Quando os pássaros abriram de rompante naqueles chilreios, percebi que era dia. Os velhotes começaram a chegar para os seus exercícios matinais e os carros voltaram à circulação. A cidade voltava a ser real, das pessoas que dormem de noite e vivem de dia, das pessoas que jantam em casa e depois vêem um filme.
E foi aí que eu olhei para aqueles dois, agora já sem o escurinho confortável, já sem desculpas de conversas de meia-noite (esta expressão está tão desactualizada), e senti pela primeira vez neste continente aquilo que já tinha sentido noutros pontos do mundo: não estamos sozinhos enquanto tivermos alguém a quem podemos dizer aquelas coisas de frente a um espelho de água. Não importa se nos conhecemos há uma semana, um mês ou um ano. As amizades não se fazem de calendários. Fazem-se de madrugadas em Nam Van.
Passos em volta: Quatro candeeiros
São três que na verdade são quarto. E, como em tudo na vida, um destaca-se, eleva-se acima dos outros que são mais e de menor tamanho.
Aqui, onde as ruas desembocam, um círculo marca a reunião, como se do centro do universo se tratasse (não vale deixar-se enganar pelo tamanho porque o universo, toda a gente sabe, é à medida da varanda de cada um).
O largo dos Três Candeeiros, com o respeitoso nome de Rotunda Carlos Maia, faz parte do circuito alternativo da cidade. Se és turista vais ao Leal Senado; se vens para ficar, vais aos Três Candeeiros. E o conselho, logo de seguida, vem com a advertência: ‘Olha que na verdade os candeeiros são quatro’. O mistério ninguém sabe explicar e de resto também prefiro não saber.
Não quero ser turista, quero ser de cá, contornar as pessoas na rua à velocidade da luz, saber comer de pauzinhos e reclamar dos táxis. Por isso vou aos Três Candeeiros.

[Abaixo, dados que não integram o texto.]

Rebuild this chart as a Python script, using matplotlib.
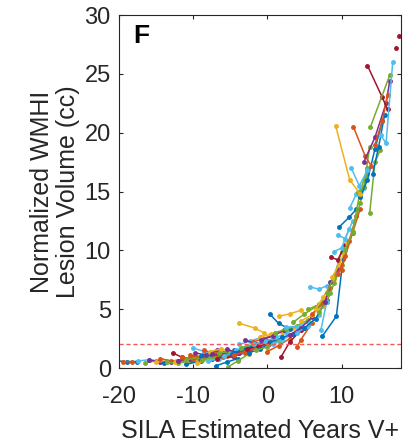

Entro pelo mercado de rua adentro, onde patos assam no espeto, ao lado de toalhas de praia, flores, vestidos e peixinhos de aquário. E pela primeira vez não me parece que não falo a língua. O cantonês escapa-me, mas a linguagem de uma feira é igual aqui, em Portugal ou na Venezuela. A dona da tendinha convence a cliente de que aquela camisola de lantejoulas, folhos e flores lhe fica bem a valer. A fruta está cara – está com certeza a roubar no peso! –, e no ‘ta pau’ não ponha picante, se faz favor – perdão, ‘m’goi’, que isso já sei dizer.

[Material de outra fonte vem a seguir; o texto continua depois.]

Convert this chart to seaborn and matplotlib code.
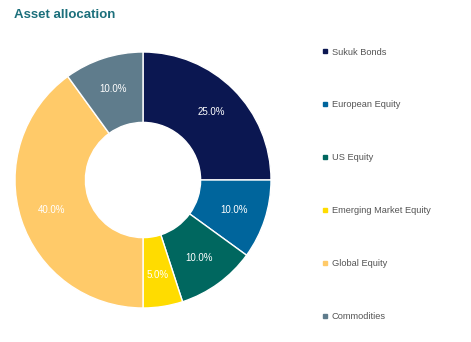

Bóias para crianças, jóias, talismãs, sumos, chaves, roupa interior. ‘Underwaist’, não se deixe enganar, é loja de fatos de banho. Mas se quiser roupa à medida, também se arranja e um “seja bem-vindo a esta Alfai Ataria” assim o prova.
Viro para a esquerda, viro para a direita, faço ziguezague por entre as donas de casa, entre o peixe seco, a carne a quilo, e as frutas pontiagudas – se soubesse tudo também não teria piada, não é? Por vezes o mistério ajuda a manter o encanto das coisas.
Um senhor careca, de bandolete preta (wishful thinking?), remexe ao lume uma mistura que não reconheço, mas arriscava dizer que é carne. Ao lado, folhas de bananeira dobradas em almofadinhas escondem um recheio promissor. Ele olha-me esperançoso, sorri, aponta para a mágica caixa de esferovite mas eu aceno que não. O dia avizinha-se longo e guardo as aventuras gastronómicas para o fim-de-semana.
Macau que é tão português, na calçada, nos pastéis de nata, nos nomes das ruas e nos restaurantes, aqui não existe. Mulheres sentadas no chão falam alto e riem. Há ovos de três ou quatro cores diferentes, frutas e vegetais que, se já comi, não dei conta. Montras com aparelhos domésticos vendem maquinetas que nem imagino para que servem.
O relógio dá-me pressa e eu lamento. Nos Três Candeeiros fica-se uma tarde, a espiolhar, remexer, cheirar, provar. E sempre, sempre, a gesticular. Porque afinal, eu ainda não sou daqui.